The information gleaned in the hack will allow the Americans to listen in to foreign telephone traffic without the knowledge of the country involved or the provider, the newspaper says.
The paper bases its claim on an article in online magazine The Intercept, which uses information from whistleblower Edward Snowden.
The digital break-in was carried out on Gemalto, a company with offices in Amsterdam’s Zuidas district and which is listed on the Amsterdam stock exchange.
Gemalto is the world’s biggest provider of chips for sim cards, bank cards and passports. The company operates in 85 countries and has more than 40 manufacturing facilities.
Joint operation
Gemalto makes some two billion sim cards a year for companies such as Vodafone, Sprint, AT&T and T-Mobile.
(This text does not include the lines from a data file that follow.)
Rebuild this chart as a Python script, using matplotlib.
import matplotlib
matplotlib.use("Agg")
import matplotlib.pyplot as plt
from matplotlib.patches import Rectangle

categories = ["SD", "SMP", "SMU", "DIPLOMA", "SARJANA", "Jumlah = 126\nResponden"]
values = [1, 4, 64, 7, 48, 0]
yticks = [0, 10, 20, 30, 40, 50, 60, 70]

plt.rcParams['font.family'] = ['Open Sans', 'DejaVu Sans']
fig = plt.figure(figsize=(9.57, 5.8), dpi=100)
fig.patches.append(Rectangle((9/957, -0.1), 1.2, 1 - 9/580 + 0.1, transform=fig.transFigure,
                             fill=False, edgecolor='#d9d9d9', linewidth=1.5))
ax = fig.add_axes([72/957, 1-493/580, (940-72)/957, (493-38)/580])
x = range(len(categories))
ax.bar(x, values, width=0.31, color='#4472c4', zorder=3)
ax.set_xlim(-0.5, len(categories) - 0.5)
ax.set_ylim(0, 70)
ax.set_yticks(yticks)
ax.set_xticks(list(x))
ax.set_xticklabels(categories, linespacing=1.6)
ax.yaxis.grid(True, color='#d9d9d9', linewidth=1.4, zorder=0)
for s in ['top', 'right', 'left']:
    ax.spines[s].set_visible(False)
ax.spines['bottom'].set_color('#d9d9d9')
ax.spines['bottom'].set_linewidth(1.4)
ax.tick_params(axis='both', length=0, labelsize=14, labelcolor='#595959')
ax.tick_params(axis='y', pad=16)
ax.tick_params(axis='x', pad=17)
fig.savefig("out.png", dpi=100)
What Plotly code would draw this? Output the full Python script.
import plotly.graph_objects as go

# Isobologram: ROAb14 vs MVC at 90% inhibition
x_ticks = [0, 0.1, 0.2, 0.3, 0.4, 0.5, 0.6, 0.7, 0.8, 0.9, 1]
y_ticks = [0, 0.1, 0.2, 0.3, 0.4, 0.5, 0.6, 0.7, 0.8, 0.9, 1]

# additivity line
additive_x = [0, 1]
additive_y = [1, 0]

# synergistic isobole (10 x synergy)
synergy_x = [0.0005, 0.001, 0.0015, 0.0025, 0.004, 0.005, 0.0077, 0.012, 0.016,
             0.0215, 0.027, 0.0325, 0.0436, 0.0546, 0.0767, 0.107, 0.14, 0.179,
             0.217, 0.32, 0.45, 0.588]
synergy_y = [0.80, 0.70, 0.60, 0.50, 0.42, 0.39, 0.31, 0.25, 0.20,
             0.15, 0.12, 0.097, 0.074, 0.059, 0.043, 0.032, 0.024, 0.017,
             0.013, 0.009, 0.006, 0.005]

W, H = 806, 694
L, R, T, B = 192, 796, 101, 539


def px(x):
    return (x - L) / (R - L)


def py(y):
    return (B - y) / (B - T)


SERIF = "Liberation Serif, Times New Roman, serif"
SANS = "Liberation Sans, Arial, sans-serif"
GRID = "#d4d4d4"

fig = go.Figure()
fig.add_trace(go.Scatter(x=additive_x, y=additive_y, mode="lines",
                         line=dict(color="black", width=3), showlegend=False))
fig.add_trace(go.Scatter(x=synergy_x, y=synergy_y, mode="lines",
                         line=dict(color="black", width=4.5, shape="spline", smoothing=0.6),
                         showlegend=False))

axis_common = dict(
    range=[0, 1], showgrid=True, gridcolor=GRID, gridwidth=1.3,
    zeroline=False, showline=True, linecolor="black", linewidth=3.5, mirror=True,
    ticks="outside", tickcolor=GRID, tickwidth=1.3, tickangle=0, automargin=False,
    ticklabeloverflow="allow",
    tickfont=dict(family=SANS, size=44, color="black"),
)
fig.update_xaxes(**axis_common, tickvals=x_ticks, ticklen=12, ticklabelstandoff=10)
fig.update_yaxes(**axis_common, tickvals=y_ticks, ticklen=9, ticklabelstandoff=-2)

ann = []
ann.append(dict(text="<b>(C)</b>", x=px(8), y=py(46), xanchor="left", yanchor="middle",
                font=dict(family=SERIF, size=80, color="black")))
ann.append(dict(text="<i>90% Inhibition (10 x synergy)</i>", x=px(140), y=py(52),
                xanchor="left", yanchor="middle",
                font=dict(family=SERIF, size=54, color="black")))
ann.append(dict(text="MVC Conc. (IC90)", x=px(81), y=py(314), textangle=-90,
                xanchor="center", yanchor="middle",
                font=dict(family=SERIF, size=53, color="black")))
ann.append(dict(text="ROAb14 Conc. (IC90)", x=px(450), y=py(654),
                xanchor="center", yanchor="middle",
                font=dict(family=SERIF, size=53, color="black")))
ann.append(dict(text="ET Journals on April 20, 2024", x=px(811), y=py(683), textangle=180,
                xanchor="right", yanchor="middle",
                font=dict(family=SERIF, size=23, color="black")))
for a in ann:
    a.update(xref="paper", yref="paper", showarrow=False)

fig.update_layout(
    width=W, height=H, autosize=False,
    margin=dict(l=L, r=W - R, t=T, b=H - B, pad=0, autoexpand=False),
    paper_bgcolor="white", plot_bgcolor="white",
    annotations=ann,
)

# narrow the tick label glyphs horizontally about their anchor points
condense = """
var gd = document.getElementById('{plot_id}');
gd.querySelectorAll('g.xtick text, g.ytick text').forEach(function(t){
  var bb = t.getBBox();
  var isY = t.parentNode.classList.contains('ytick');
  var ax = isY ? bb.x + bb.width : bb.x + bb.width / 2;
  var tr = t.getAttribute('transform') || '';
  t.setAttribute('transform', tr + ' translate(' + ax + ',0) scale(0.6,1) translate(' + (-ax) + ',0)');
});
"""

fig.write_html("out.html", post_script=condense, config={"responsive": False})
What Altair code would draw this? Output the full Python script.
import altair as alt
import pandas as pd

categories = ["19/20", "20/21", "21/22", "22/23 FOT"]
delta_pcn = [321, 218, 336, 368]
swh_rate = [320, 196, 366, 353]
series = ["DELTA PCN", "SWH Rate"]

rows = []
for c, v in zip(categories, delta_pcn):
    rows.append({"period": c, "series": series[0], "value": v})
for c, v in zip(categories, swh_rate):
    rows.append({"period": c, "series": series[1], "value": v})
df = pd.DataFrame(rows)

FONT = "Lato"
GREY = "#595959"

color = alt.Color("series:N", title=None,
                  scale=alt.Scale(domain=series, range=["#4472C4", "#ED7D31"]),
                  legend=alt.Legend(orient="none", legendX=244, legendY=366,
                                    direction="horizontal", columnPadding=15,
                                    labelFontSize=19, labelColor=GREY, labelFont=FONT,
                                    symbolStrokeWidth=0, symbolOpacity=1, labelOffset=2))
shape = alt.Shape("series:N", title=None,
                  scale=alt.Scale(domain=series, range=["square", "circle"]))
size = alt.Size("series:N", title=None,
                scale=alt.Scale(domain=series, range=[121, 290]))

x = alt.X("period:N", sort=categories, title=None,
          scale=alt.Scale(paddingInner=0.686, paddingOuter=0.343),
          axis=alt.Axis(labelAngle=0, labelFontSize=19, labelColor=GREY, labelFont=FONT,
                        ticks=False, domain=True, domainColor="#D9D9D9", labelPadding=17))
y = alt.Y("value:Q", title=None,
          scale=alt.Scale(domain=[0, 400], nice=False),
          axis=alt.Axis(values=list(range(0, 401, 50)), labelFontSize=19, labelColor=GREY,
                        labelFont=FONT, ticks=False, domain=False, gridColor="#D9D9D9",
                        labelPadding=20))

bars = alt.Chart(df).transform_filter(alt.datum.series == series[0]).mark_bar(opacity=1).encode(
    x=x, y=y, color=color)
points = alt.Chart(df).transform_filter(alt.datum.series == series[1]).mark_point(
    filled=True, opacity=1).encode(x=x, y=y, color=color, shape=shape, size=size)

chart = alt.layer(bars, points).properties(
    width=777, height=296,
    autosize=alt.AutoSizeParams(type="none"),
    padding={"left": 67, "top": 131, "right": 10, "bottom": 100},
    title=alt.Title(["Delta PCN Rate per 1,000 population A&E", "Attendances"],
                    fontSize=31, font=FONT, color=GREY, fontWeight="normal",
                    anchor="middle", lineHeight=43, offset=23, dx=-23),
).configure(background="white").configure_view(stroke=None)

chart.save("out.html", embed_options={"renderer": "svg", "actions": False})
By stealing the security codes, the spy service can detect and decode traffic from the telephones concerned.
The Intercept says the hack was carried out by a joint unit consisting of operatives from the NSA and its British counterpart Government Communications Headquarters, or GCHQ.
Voice and data
The breach, detailed in a secret 2010 GCHQ document, gives the surveillance agencies the potential to secretly monitor a large portion of the world’s cellular communications, including both voice and data, the Intercept says.
In a statement Gemalto said ‘We cannot at this early stage verify the findings of the publication and had no prior knowledge that these agencies were conducting this operation.’
‘We take this publication very seriously and will devote all resources necessary to fully investigate and understand the scope of such sophisticated techniques.’